Hoy la reseña la vuelve a escribir el mismo colega que escribió la de Jardín de la Croix:
Probablemente, A Sun That Never Sets (2001) fue el trabajo con el que la banda americana Neurosis evolucionó hasta el rito, hasta hacer de su música todo un acontecimiento místico, en el que las campanas, los ecos y los gritos poseen el carácter de lo trascendente. En él se nos transporta a un espacio extraño a la civilización, a una caverna, a una colina próxima a la costa o quizás a un páramo, donde el hombre se asemeja a la bestia. Instrumentos de cuerda que acompañan al teclado, riffs cíclicos y un ritmo lento y letárgico de percusión que encrudece la escena, envuelven la ceremonia en un halo de santidad salvaje, de comunión ancestral con fuerzas invisibles.
Ciertamente, nadie podía esperar que Neurosis, después de Times Of Grace (1999), alcanzase tal grado de religiosidad. Pero no es una emoción dirigida a las alturas. Nos encontramos pues, sin duda, en la eternidad, en un universo cuyo sol nunca se pone; pero la creación todavía gime con dolores de parto: la ira de la naturaleza hace caer rocas desde el cielo y, sin embargo, aquella rabia de antaño es ahora melancólica. Neurosis interpreta, justamente, ese desgarro de tristeza, de lírica agonía. Obra maestra.

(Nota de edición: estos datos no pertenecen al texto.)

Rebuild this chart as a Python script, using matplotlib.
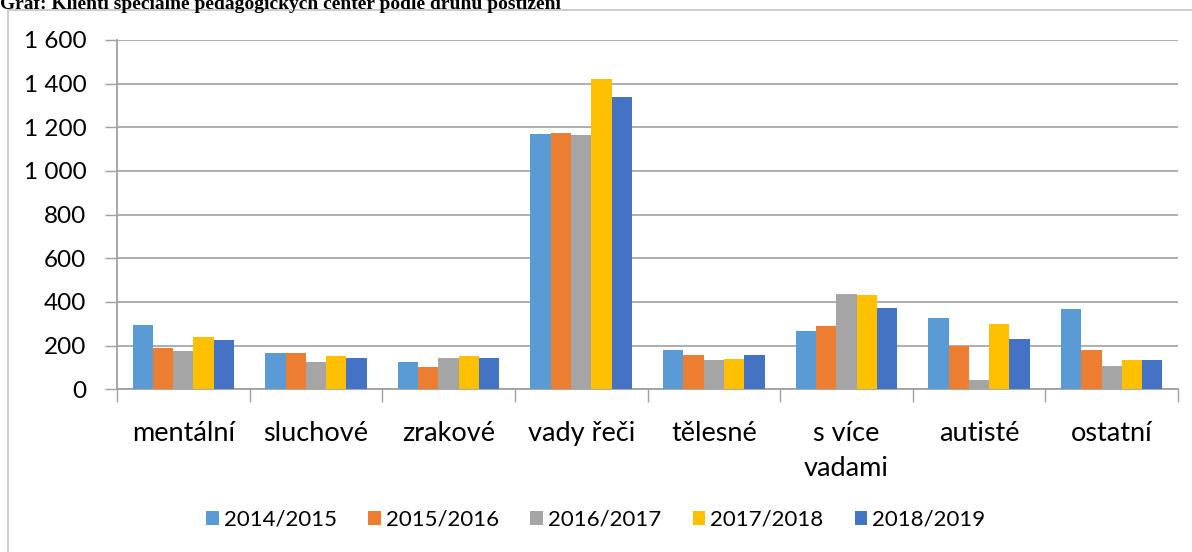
import numpy as np
import matplotlib
matplotlib.use("Agg")
import matplotlib.pyplot as plt
from matplotlib.patches import Rectangle

# data
categories = ["mentální", "sluchové", "zrakové", "vady řeči", "tělesné",
              "s více\nvadami", "autisté", "ostatní"]
years = ["2014/2015", "2015/2016", "2016/2017", "2017/2018", "2018/2019"]
v2014 = [295, 167, 124, 1168, 179, 266, 326, 367]
v2015 = [187, 167, 101, 1174, 155, 291, 199, 179]
v2016 = [174, 124, 142, 1166, 132, 438, 43, 107]
v2017 = [240, 154, 154, 1420, 138, 433, 297, 132]
v2018 = [228, 142, 142, 1338, 155, 374, 231, 132]
series = [v2014, v2015, v2016, v2017, v2018]
colors = ["#5B9BD5", "#ED7D31", "#A5A5A5", "#FFC000", "#4472C4"]

plt.rcParams['font.family'] = ['Lato', 'DejaVu Sans']

fig = plt.figure(figsize=(11.92, 5.52), dpi=100)
W, H = 1192, 552
ax = fig.add_axes([117 / W, 1 - 389.3 / H, (1178 - 117) / W, (389.3 - 40) / H])

x = np.arange(len(categories))
bw = 0.153
for i, (vals, c) in enumerate(zip(series, colors)):
    ax.bar(x + (i - 2) * bw, vals, bw, color=c, label=years[i], zorder=3)

ax.set_xlim(-0.5, len(categories) - 0.5)
ax.set_ylim(0, 1600)
ax.set_yticks(np.arange(0, 1601, 200))
ax.set_yticklabels([f"{v:,}".replace(",", " ") for v in range(0, 1601, 200)])
ax.yaxis.grid(True, color="#A8A8A8", linewidth=1.3, zorder=0)
ax.tick_params(axis='y', length=9, width=1, color="#A0A0A0", pad=13,
               labelsize=17.5)

ax.set_xticks(x)
ax.set_xticklabels(categories, fontsize=19.5, linespacing=1.5)
ax.set_xticks(np.arange(-0.5, len(categories)), minor=True)
ax.tick_params(axis='x', which='major', length=0, pad=23)
ax.tick_params(axis='x', which='minor', length=9, width=1, color="#A0A0A0")

for s in ["top", "right"]:
    ax.spines[s].set_visible(False)
for s in ["left", "bottom"]:
    ax.spines[s].set_color("#A0A0A0")
    ax.spines[s].set_linewidth(1.3)

leg = fig.legend(loc="center", bbox_to_anchor=(596 / W, 1 - 520 / H), ncol=5,
                 frameon=False, fontsize=16, handlelength=0.55, handleheight=0.55,
                 handletextpad=0.25, columnspacing=1.4)

# outer chart frame (partly cropped in the reference)
fig.patches.append(Rectangle((8 / W, -0.1), 1.2, 1 - 10 / H + 0.1,
                             transform=fig.transFigure, fill=False,
                             edgecolor="#C8C8C8", linewidth=1.3))

fig.text(0, 1 - 9 / H, "Graf: Klienti speciálně pedagogických center podle druhu postižení",
         family="Liberation Serif", fontweight="bold", fontsize=14,
         va="baseline", ha="left")

fig.savefig("out.png", dpi=100)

En este séptimo disco, Neurosis abandona casi por completo sus influencias más punk, y aunque sigue fiel a su sonido sludge, pasa a un plano mucho más experimental. El disco está compuesto por canciones largas, perfectamente pensadas y desarrolladas, en las que la furia es casi animal, y en las que los momentos de tranquilidad son sólo la antesala para futuras descargas de ira y rabia, sonando violento en todo instante.